Electric authorities are not the only businesses taking advantage of the sun’s power. Warehouses and large buildings in Northeast Florida and beyond are being topped off with solar energy arrays to power operations and reduce businesses’ carbon footprint.
In 2017, IKEA built its 290,000-square-foot Jacksonville store with the ability to produce 2.8 million kilowatts each year. At the time of construction, IKEA’s then U.S. President, Lars Petersson, said IKEA was Florida’s largest non-utility private solar owner at the time – a title the company still holds to this day. Other top global brands are joining IKEA in their investment in solar including Apple, Amazon, Walmart and Target.

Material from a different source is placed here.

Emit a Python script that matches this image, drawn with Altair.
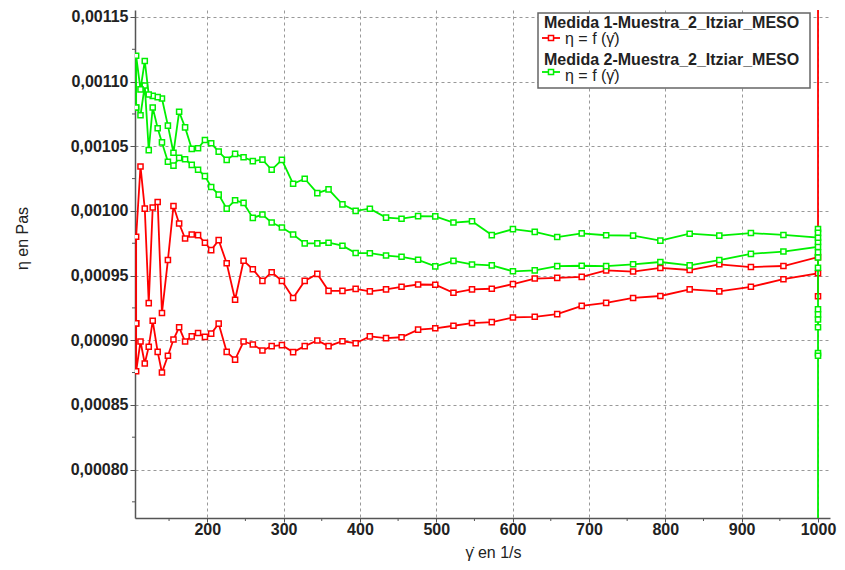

Also in Northeast Florida, Aqua Gulf, an asset-based transportation and logistics company that handles refrigerated and dry cargoes, launched its solar initiative. Aqua Gulf equipped its warehouse with a 62,000-square-foot solar array, comprised of 1,795 solar panels capable of generating 2.25 megawatts of power per day.
The company’s investment in solar helps ensure the reliability and resiliency of its facility, including 14,500-square-feet of sensitive temperature-controlled space.
“Since we went live in October 2018, we have generated almost 2 gigawatts (GW) of solar power. We believe strongly that our investment in solar is not only good for the environment but makes good economic sense,” said Aqua Gulf President Sergio Sandrin. “The impact is direct to our bottom line, allowing Aqua Gulf to continue to add to our workforce and will help fuel future expansion in Jacksonville.”
The company’s North Jacksonville facility, near JAXPORT’s Blount Island and Talleyrandmarine terminals, now has regular grid power, solar power, and even a backup 200KW-generator. “We will not go off temperature,” said Scott Fernandez, Vice President of Business Development at Aqua Gulf. “Maintaining cold chain integrity is important.”
Not only is the company’s facility powered by the sun, but Aqua Gulf also handles solar cargo, Fernandez said. Its first shipment of 1,000 pallets arrived in Jacksonville from Turkey, a few years ago, and soon after Aqua Gulf became a hub for receiving, storing and distributing solar cargo throughout Florida and the rest of the country. “Solar project managers routinely choose Aqua Gulf to outsource the full logistics package, from port to project site,” said Fernandez.
He explained the inventory management and delivery process for this cargo is critical. “It is all scheduling, timing and coordination so crews can keep working and avoid delays in the project schedule,” said Fernandez.